Seattle's Indie-Pop Press – Music Reviews, Film Reviews, and Big Fun

The Lucksmiths' Warmer Corners is chock-a-block full of sweet pop songs about longing and loathing, loving and licking, learning and leaving. A band of Australian natives, the twelve tracks on this their fifth full-length present a band rooted in authentic witty-pop/poppy-wit sensibilities, who pull off sounding personal and real enough to be your best friend's older brother's band, even with an instrumentation more common to radio-hit, single-happy, major-label, extremely-pretty MTVers.

The latest effort continues to blend Belle and Sebastian, the Smiths and Jonathan Richman — in terms of structure and lyrics — not just some ambiguous idea of "this sounds like". See track four, "Now I'm Even Further Away," for example:

"My one desire is that beautiful sound / The sound of your voice / Tickling inside my mind now."

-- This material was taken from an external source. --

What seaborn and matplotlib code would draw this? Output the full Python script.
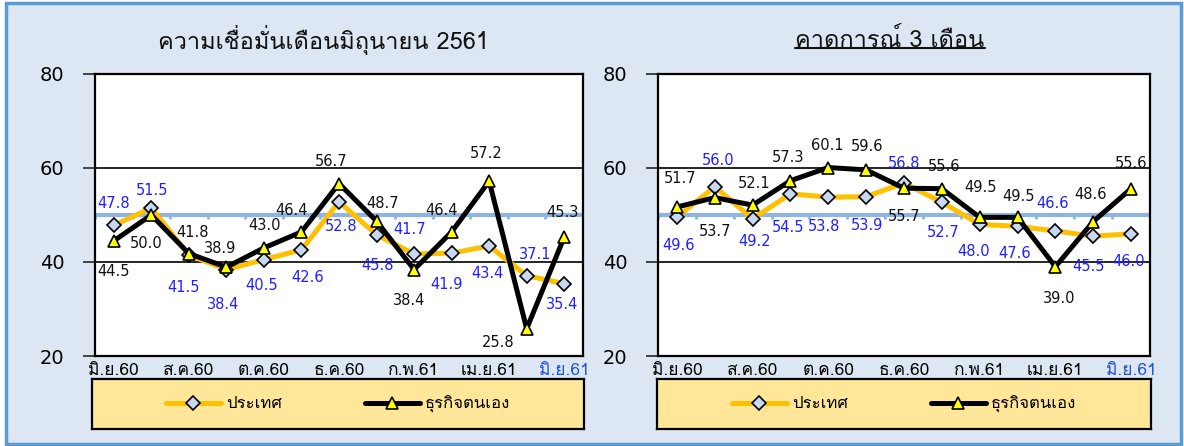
import matplotlib
matplotlib.use("Agg")
import matplotlib.pyplot as plt
import seaborn as sns
import pandas as pd
import numpy as np
from matplotlib import font_manager
from matplotlib.ft2font import FT2Font
from matplotlib.patches import Rectangle
from matplotlib.lines import Line2D

# data
months = ["มิ.ย.60", "ก.ค.60", "ส.ค.60", "ก.ย.60", "ต.ค.60", "พ.ย.60", "ธ.ค.60",
          "ม.ค.61", "ก.พ.61", "มี.ค.61", "เม.ย.61", "พ.ค.61", "มิ.ย.61"]
series_names = ["ประเทศ", "ธุรกิจตนเอง"]
titles = ["ความเชื่อมั่นเดือนมิถุนายน 2561", "คาดการณ์ 3 เดือน"]

now_country = [47.8, 51.5, 41.5, 38.4, 40.5, 42.6, 52.8, 45.8, 41.7, 41.9, 43.4, 37.1, 35.4]
now_business = [44.5, 50.0, 41.8, 38.9, 43.0, 46.4, 56.7, 48.7, 38.4, 46.4, 57.2, 25.8, 45.3]
fut_country = [49.6, 56.0, 49.2, 54.5, 53.8, 53.9, 56.8, 52.7, 48.0, 47.6, 46.6, 45.5, 46.0]
fut_business = [51.7, 53.7, 52.1, 57.3, 60.1, 59.6, 55.7, 55.6, 49.5, 49.5, 39.0, 48.6, 55.6]

# label offsets in pixels (x, y up)
now_country_off = [(0, 22), (1, 17), (-5, -33), (-3, -35), (-2, -26), (6, -28), (2, -25),
                   (1, -31), (-4, 25), (-5, -31), (-2, -27), (8, 21), (-2, -21)]
now_business_off = [(0, -31), (-5, -29), (4, 21), (-6, 19), (1, 22), (-10, 21), (-8, 22),
                    (6, 18), (-5, -31), (-10, 21), (-3, 28), (-29, -14), (-2, 25)]
fut_country_off = [(2, -29), (3, 26), (2, -23), (-2, -34), (-4, -29), (1, -29), (0, 20),
                   (1, -30), (-6, -27), (-3, -27), (-3, 27), (-5, -30), (-2, -28)]
fut_business_off = [(3, 29), (0, -34), (2, 22), (-2, 23), (-1, 22), (1, 23), (0, -28),
                    (2, 22), (1, 30), (1, 21), (4, -32), (-3, 27), (0, 25)]


def thai_font():
    for f in font_manager.fontManager.ttflist:
        try:
            if 0x0E01 in FT2Font(f.fname).get_charmap():
                return f.name
        except Exception:
            pass
    return "DejaVu Sans"


sns.set_theme(style="white")
thai = thai_font()
plt.rcParams["font.family"] = ["DejaVu Sans"]
plt.rcParams["text.color"] = "black"
thai_fam = [thai, "DejaVu Sans"]

BG = "#DDE7F3"
ORANGE = "#FFC000"
DIAMOND = "#C6D9F1"
BLUE_TXT = "#2020FF"
REF = "#8DB4E2"

fig = plt.figure(figsize=(11.84, 4.46), dpi=100)
fig.patch.set_facecolor("white")
fig.patches.append(Rectangle((6 / 1184, 2 / 446), 1175 / 1184, 441 / 446, transform=fig.transFigure,
                             facecolor=BG, edgecolor="#5B9BD5", lw=2.5, zorder=-10))

panels = [
    (now_country, now_business, now_country_off, now_business_off, 95, 583, 92, 323),
    (fut_country, fut_business, fut_country_off, fut_business_off, 658, 1150, 657, 890),
]

for i, (country, business, c_off, b_off, x0, x1, lx0, tx) in enumerate(panels):
    ax = fig.add_axes([x0 / 1184, 1 - 356 / 446, (x1 - x0) / 1184, 282 / 446])
    ax.set_facecolor("white")
    ax.set_zorder(2)
    df = pd.DataFrame({"idx": np.arange(len(months)), "country": country, "business": business})

    ax.axhline(50, color=REF, lw=3, zorder=1)
    ax.vlines(np.arange(len(months) + 1) - 0.5, 49.2, 50, color=REF, lw=2, zorder=1)
    for g in [40, 60]:
        ax.axhline(g, color="black", lw=1.2, zorder=0.5)

    sns.lineplot(data=df, x="idx", y="country", ax=ax, color=ORANGE, lw=3.6, marker="D",
                 markersize=7.5, markerfacecolor=DIAMOND, markeredgecolor="black",
                 markeredgewidth=1.2, label=series_names[0], zorder=3)
    sns.lineplot(data=df, x="idx", y="business", ax=ax, color="black", lw=3.6, marker="^",
                 markersize=9, markerfacecolor="#FFFF00", markeredgecolor="black",
                 markeredgewidth=1.2, label=series_names[1], zorder=4)

    for j in range(len(months)):
        ax.annotate(f"{country[j]:.1f}", (j, country[j]), xytext=c_off[j], textcoords="offset pixels",
                    ha="center", va="center", fontsize=10.5, color=BLUE_TXT, zorder=6)
        ax.annotate(f"{business[j]:.1f}", (j, business[j]), xytext=b_off[j], textcoords="offset pixels",
                    ha="center", va="center", fontsize=10.5, color="#111111", zorder=6)

    ax.set_xlim(-0.5, len(months) - 0.5)
    ax.set_ylim(20, 80)
    ax.set_yticks([20, 40, 60, 80])
    ax.set_xticks(np.arange(0, len(months), 2))
    ax.set_xticklabels(months[::2], family=thai_fam, fontsize=12.5)
    ax.tick_params(axis="y", left=True, length=9, width=1.2, pad=13, labelsize=14,
                   labelcolor="black")
    ax.tick_params(axis="x", bottom=False, pad=-1, labelcolor="black")
    ax.get_xticklabels()[-1].set_color("#2255DD")
    ax.set_xlabel("")
    ax.set_ylabel("")
    for s in ax.spines.values():
        s.set_visible(True)
        s.set_color("black")
        s.set_linewidth(1.6)

    handles, labels = ax.get_legend_handles_labels()
    ax.get_legend().remove()

    lax = fig.add_axes([lx0 / 1184, 1 - 429 / 446, (x1 + 1 - lx0) / 1184, 50 / 446])
    lax.set_zorder(1)
    lax.set_facecolor("#FFE699")
    lax.set_xticks([])
    lax.set_yticks([])
    for s in lax.spines.values():
        s.set_visible(True)
        s.set_color("black")
        s.set_linewidth(1.6)
    lax.legend(handles, labels, loc="center", ncol=2, frameon=False, handlelength=3.3,
               handletextpad=0.3, columnspacing=5.0, prop={"family": thai_fam, "size": 12})

    t = fig.text(tx / 1184, 1 - 40 / 446, titles[i], ha="center", va="center",
                 family=thai_fam, fontsize=17, color="#111111")
    if i == 1:
        fig.canvas.draw()
        bb = t.get_window_extent()
        fig.add_artist(Line2D([bb.x0 / 1184, bb.x1 / 1184], [1 - 48 / 446, 1 - 48 / 446],
                              transform=fig.transFigure, color="#111111", lw=1.5))

fig.savefig("out.png", dpi=100, facecolor=fig.get_facecolor())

Nice, isn't it? Now take track six, "Sunlight in a Jar":

"I tried to write an opera for us, but I didn't get that far, 'cause trying to sum you up in song's like catching sunlight in a jar."

Even nicer, isn't it?

The Lucksmiths' biggest accomplishement with this record is that there simply is nothing wrong with it. Their gloriously-sweet and accessible melodies, their swing-strumming clean electric guitars — and even sometimes those usually-deadly string and horn orchestrations — leave the listener with an overwhelming sense of happiness and contentedness. The Lucksmiths, simply put, have a strong, confident command of what a "good pop song" should be. And on Warmer Corners they give us a bucket full of twelve very good songs.